Fruit [adjective] flies [noun] like [verb] a [determiner] banana [noun].
This allows, for example, a concordancer to analyze all uses of like as a verb as oppose to like as an adverb.
In the Classroom
Use of corpora in the classroom, for example by using a concordancer, can be carried out by students under the guide of a teacher. This will allow students to see how language is used by native speakers in everyday situations. As a teacher a student may ask questions like, “Do we say the team is or the team are?” If this happens and you have access to the internet, you can have your students find out for themselves and work out which is more appropriate and when.
Incidentally, an online search of the BNC (British National Corpus) shows 109 occurrences of the team is and just 37 occurrences of the team are. Without going into further analysis this should tell your students that, given the choice, it is 3 times more likely to be correct to use the team is than the team are!
The British National Corpus is a 100-million-word text corpus of samples of written and spoken English from a wide range of sources.
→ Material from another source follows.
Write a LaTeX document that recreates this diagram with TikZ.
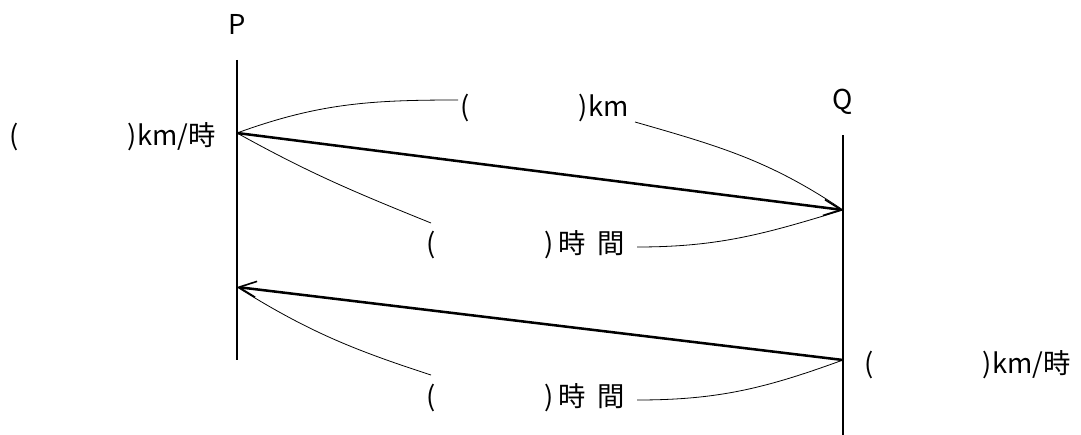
\documentclass[tikz,border=0pt]{standalone}
\usepackage{fontspec}
\setmainfont{Noto Sans CJK JP}
\usetikzlibrary{arrows.meta}
\newcommand{\blank}{\hspace{82pt}}
\newcommand{\jikan}{\hspace{3pt}時\hspace{9pt}間}
\begin{document}
\begin{tikzpicture}[x=0.75pt,y=-0.75pt,
  lbl/.style={inner sep=0pt,font=\fontsize{20.5}{24}\selectfont},
  axis/.style={line width=1.6pt},
  trip/.style={line width=1.9pt,-{Straight Barb[length=13pt,width=12pt,line width=1.2pt]}},
  guide/.style={line width=0.6pt}]
\useasboundingbox (0,0) rectangle (1081,435);
% end points on the lines
\coordinate (Ptop) at (237,60);
\coordinate (Pbot) at (237,360);
\coordinate (Qtop) at (843,135);
\coordinate (Qbot) at (843,435);
\coordinate (P1) at (237,133);
\coordinate (Q1) at (843,210);
\coordinate (P2) at (237,287);
\coordinate (Q2) at (843,360);
% labels
\node[lbl] (P) at (237,24) {P};
\node[lbl] (Q) at (843,102) {Q};
\node[lbl,anchor=west] (vl) at (9,137) {(\blank)km/時};
\node[lbl,anchor=west] (dist) at (460,108) {(\blank)km};
\node[lbl,anchor=west] (t1) at (426,245) {(\blank)\jikan};
\node[lbl,anchor=west] (t2) at (426,398) {(\blank)\jikan};
\node[lbl,anchor=west] (vr) at (864,365) {(\blank)km/時};
\coordinate (distL) at (458,100);
\coordinate (distR) at (635,122);
\coordinate (t1L) at (431,223);
\coordinate (t1R) at (637,247);
\coordinate (t2L) at (431,375);
\coordinate (t2R) at (637,400);
% vertical lines
\draw[axis] (Ptop) -- (Pbot);
\draw[axis] (Qtop) -- (Qbot);
% trips
\draw[trip] (P1) -- (Q1);
\draw[trip] (Q2) -- (P2);
% guide curves
\draw[guide] (P1) to[out=20,in=180] (distL);
\draw[guide] (distR) to[out=-16,in=146] (Q1);
\draw[guide] (P1) to[out=-29,in=158] (t1L);
\draw[guide] (t1R) to[out=0,in=-163] (Q1);
\draw[guide] (P2) to[out=-32,in=162] (t2L);
\draw[guide] (t2R) to[out=0,in=-160] (Q2);
\end{tikzpicture}
\end{document}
The corpus covers British English of the late twentieth century from a wide variety of genres with the intention that it be a representative sample of spoken and written British English of that time.
Of the two parts to the 10-million word spoken corpus, one is a demographic part, containing transcriptions of spontaneous natural conversations made by members of the public and the other a context-governed part, containing transcriptions of recordings made at specific types of meetings and events. All the original recordings transcribed for inclusion in the BNC have been deposited at the National Sound Archives of the British Library.
The corpus is marked up following the recommendations of the Text Encoding Initiative and includes full linguistic annotation and contextual information The most recent edition, from March 2007, is distributed in XML format along with the XAIRA software. It is freely available under a license and is very widely distributed.
The BNC can be searched online for specific words or phrases.
The American National Corpus is a paid membership-based collaboration with the aim of creating an electronic text corpus of American English. The collection will include text and transcripts of spoken data produced from 1990, with the goal of a 100 million word corpus.
ANC Consortium members include publishers, software companies, and academic members. Consortium members have exclusive access throughout the development period and for five years after the first installment of the corpus. The First Release of the American National Corpus (ANC) was made available in mid-fall, 2003. The data includes approximately 11 million words of American English, including written and spoken data and a variety of text types annotated for part of speech and lemma. The corpus is provided in XML format conformant to the XML Corpus Encoding Standard (XCES).